++++ Material provided ++++
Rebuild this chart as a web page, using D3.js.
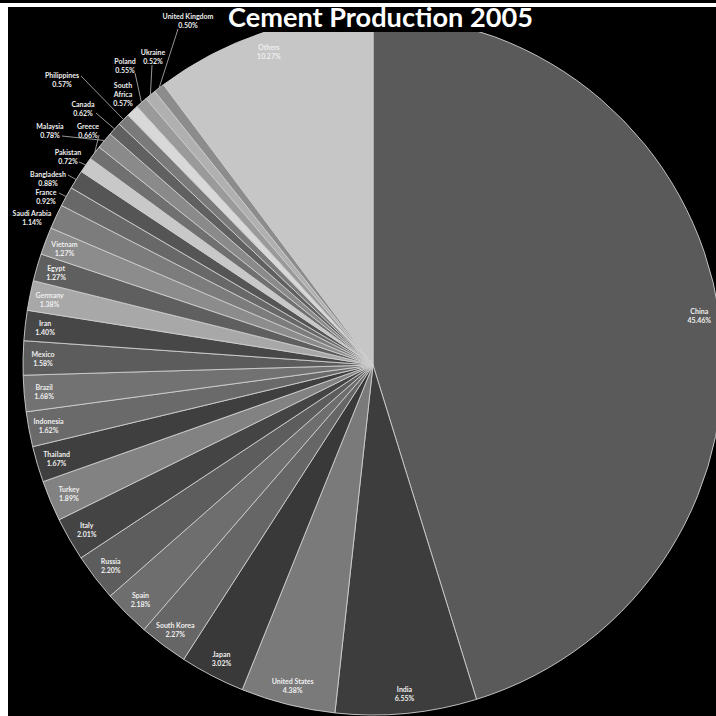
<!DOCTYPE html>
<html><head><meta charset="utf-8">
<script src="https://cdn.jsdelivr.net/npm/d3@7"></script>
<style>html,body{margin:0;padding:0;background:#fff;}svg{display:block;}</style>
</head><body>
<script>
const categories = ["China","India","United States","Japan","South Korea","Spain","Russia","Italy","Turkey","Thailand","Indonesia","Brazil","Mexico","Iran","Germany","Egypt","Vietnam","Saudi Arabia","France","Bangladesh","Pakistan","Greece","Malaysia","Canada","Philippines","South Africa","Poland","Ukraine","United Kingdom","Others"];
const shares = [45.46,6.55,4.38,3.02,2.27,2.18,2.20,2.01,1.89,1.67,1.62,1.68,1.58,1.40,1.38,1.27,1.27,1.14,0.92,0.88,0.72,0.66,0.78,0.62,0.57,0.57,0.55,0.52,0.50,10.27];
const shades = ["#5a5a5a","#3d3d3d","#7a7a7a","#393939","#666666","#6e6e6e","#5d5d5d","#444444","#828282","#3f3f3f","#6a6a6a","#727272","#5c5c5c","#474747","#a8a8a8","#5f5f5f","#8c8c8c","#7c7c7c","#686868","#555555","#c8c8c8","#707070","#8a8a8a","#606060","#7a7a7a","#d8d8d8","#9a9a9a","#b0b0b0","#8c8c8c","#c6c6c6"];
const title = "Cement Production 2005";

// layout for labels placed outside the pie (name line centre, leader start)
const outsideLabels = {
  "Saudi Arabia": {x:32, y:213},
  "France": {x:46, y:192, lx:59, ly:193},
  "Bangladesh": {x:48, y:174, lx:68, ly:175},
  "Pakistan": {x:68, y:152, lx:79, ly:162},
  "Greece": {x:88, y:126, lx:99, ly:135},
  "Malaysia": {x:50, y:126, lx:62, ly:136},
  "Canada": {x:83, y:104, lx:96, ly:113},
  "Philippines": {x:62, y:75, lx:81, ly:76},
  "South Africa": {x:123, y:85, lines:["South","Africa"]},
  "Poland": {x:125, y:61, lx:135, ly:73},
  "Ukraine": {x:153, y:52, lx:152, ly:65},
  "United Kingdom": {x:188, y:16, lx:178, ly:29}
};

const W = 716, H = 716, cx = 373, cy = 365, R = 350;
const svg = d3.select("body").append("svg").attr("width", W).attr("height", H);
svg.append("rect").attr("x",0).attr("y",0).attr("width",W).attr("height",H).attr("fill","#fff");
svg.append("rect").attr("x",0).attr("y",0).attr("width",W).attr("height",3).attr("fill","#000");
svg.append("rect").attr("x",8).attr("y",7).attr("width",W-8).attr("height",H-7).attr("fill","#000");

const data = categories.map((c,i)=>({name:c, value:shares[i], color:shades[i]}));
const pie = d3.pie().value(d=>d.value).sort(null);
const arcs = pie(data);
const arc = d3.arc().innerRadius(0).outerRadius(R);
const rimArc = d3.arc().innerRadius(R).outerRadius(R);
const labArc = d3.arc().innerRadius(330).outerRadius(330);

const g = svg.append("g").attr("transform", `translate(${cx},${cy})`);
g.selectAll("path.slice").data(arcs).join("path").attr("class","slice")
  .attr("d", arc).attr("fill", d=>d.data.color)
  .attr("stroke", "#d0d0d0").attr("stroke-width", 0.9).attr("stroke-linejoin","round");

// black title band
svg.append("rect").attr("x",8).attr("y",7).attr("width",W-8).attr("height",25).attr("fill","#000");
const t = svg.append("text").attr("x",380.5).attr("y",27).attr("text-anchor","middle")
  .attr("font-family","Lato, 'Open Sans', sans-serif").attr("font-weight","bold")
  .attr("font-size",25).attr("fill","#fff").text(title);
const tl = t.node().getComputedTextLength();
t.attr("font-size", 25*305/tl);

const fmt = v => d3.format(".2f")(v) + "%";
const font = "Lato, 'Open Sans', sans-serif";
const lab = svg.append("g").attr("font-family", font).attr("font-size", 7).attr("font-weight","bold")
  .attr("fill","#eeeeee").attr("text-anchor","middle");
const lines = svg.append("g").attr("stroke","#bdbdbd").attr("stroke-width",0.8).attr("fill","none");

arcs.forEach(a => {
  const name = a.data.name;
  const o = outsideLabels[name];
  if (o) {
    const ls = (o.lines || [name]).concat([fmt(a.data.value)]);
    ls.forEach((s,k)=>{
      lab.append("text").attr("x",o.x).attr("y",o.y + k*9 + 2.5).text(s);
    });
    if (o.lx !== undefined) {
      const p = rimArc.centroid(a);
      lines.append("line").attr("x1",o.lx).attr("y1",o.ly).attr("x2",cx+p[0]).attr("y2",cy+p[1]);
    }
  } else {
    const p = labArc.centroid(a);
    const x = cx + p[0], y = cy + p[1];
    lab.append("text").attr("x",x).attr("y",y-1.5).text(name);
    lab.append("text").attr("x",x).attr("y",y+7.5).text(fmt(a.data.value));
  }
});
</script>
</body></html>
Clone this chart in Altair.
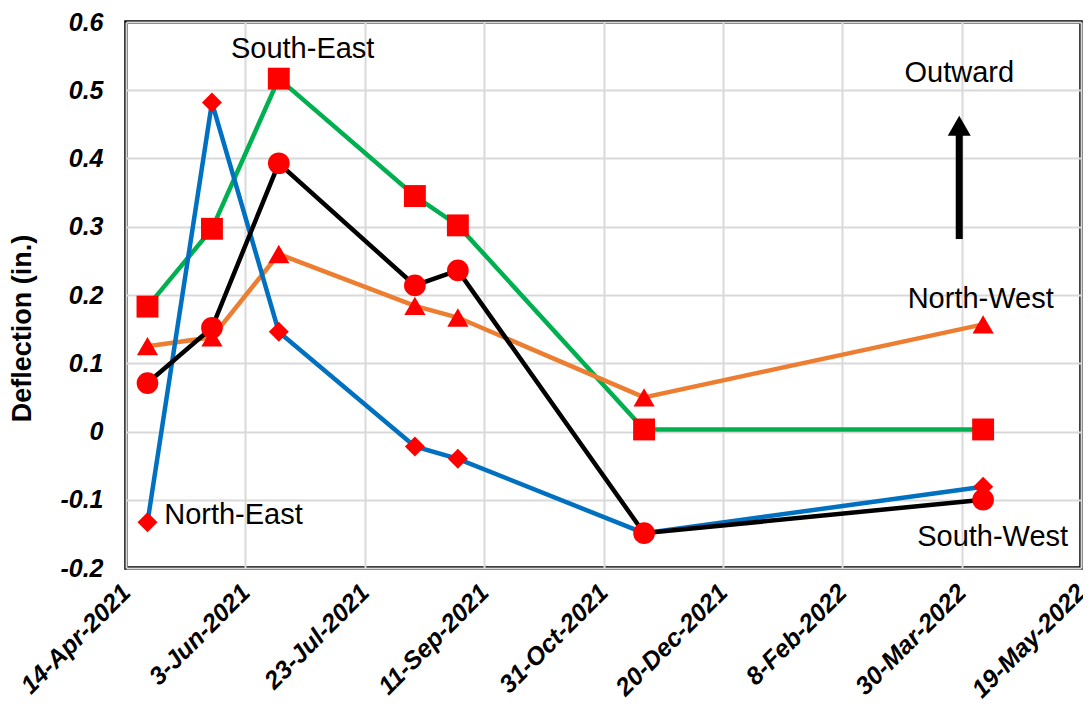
++++
Challenge. Print the listing above in full, exactly as written. Omit any pictures.

Task answer.
Rebuild this chart as a web page, using D3.js.
<!DOCTYPE html>
<html><head><meta charset="utf-8">
<script src="https://cdn.jsdelivr.net/npm/d3@7"></script>
<style>html,body{margin:0;padding:0;background:#fff;}svg{display:block;}</style>
</head><body>
<script>
const categories = ["China","India","United States","Japan","South Korea","Spain","Russia","Italy","Turkey","Thailand","Indonesia","Brazil","Mexico","Iran","Germany","Egypt","Vietnam","Saudi Arabia","France","Bangladesh","Pakistan","Greece","Malaysia","Canada","Philippines","South Africa","Poland","Ukraine","United Kingdom","Others"];
const shares = [45.46,6.55,4.38,3.02,2.27,2.18,2.20,2.01,1.89,1.67,1.62,1.68,1.58,1.40,1.38,1.27,1.27,1.14,0.92,0.88,0.72,0.66,0.78,0.62,0.57,0.57,0.55,0.52,0.50,10.27];
const shades = ["#5a5a5a","#3d3d3d","#7a7a7a","#393939","#666666","#6e6e6e","#5d5d5d","#444444","#828282","#3f3f3f","#6a6a6a","#727272","#5c5c5c","#474747","#a8a8a8","#5f5f5f","#8c8c8c","#7c7c7c","#686868","#555555","#c8c8c8","#707070","#8a8a8a","#606060","#7a7a7a","#d8d8d8","#9a9a9a","#b0b0b0","#8c8c8c","#c6c6c6"];
const title = "Cement Production 2005";

// layout for labels placed outside the pie (name line centre, leader start)
const outsideLabels = {
  "Saudi Arabia": {x:32, y:213},
  "France": {x:46, y:192, lx:59, ly:193},
  "Bangladesh": {x:48, y:174, lx:68, ly:175},
  "Pakistan": {x:68, y:152, lx:79, ly:162},
  "Greece": {x:88, y:126, lx:99, ly:135},
  "Malaysia": {x:50, y:126, lx:62, ly:136},
  "Canada": {x:83, y:104, lx:96, ly:113},
  "Philippines": {x:62, y:75, lx:81, ly:76},
  "South Africa": {x:123, y:85, lines:["South","Africa"]},
  "Poland": {x:125, y:61, lx:135, ly:73},
  "Ukraine": {x:153, y:52, lx:152, ly:65},
  "United Kingdom": {x:188, y:16, lx:178, ly:29}
};

const W = 716, H = 716, cx = 373, cy = 365, R = 350;
const svg = d3.select("body").append("svg").attr("width", W).attr("height", H);
svg.append("rect").attr("x",0).attr("y",0).attr("width",W).attr("height",H).attr("fill","#fff");
svg.append("rect").attr("x",0).attr("y",0).attr("width",W).attr("height",3).attr("fill","#000");
svg.append("rect").attr("x",8).attr("y",7).attr("width",W-8).attr("height",H-7).attr("fill","#000");

const data = categories.map((c,i)=>({name:c, value:shares[i], color:shades[i]}));
const pie = d3.pie().value(d=>d.value).sort(null);
const arcs = pie(data);
const arc = d3.arc().innerRadius(0).outerRadius(R);
const rimArc = d3.arc().innerRadius(R).outerRadius(R);
const labArc = d3.arc().innerRadius(330).outerRadius(330);

const g = svg.append("g").attr("transform", `translate(${cx},${cy})`);
g.selectAll("path.slice").data(arcs).join("path").attr("class","slice")
  .attr("d", arc).attr("fill", d=>d.data.color)
  .attr("stroke", "#d0d0d0").attr("stroke-width", 0.9).attr("stroke-linejoin","round");

// black title band
svg.append("rect").attr("x",8).attr("y",7).attr("width",W-8).attr("height",25).attr("fill","#000");
const t = svg.append("text").attr("x",380.5).attr("y",27).attr("text-anchor","middle")
  .attr("font-family","Lato, 'Open Sans', sans-serif").attr("font-weight","bold")
  .attr("font-size",25).attr("fill","#fff").text(title);
const tl = t.node().getComputedTextLength();
t.attr("font-size", 25*305/tl);

const fmt = v => d3.format(".2f")(v) + "%";
const font = "Lato, 'Open Sans', sans-serif";
const lab = svg.append("g").attr("font-family", font).attr("font-size", 7).attr("font-weight","bold")
  .attr("fill","#eeeeee").attr("text-anchor","middle");
const lines = svg.append("g").attr("stroke","#bdbdbd").attr("stroke-width",0.8).attr("fill","none");

arcs.forEach(a => {
  const name = a.data.name;
  const o = outsideLabels[name];
  if (o) {
    const ls = (o.lines || [name]).concat([fmt(a.data.value)]);
    ls.forEach((s,k)=>{
      lab.append("text").attr("x",o.x).attr("y",o.y + k*9 + 2.5).text(s);
    });
    if (o.lx !== undefined) {
      const p = rimArc.centroid(a);
      lines.append("line").attr("x1",o.lx).attr("y1",o.ly).attr("x2",cx+p[0]).attr("y2",cy+p[1]);
    }
  } else {
    const p = labArc.centroid(a);
    const x = cx + p[0], y = cy + p[1];
    lab.append("text").attr("x",x).attr("y",y-1.5).text(name);
    lab.append("text").attr("x",x).attr("y",y+7.5).text(fmt(a.data.value));
  }
});
</script>
</body></html>
Clone this chart in Altair.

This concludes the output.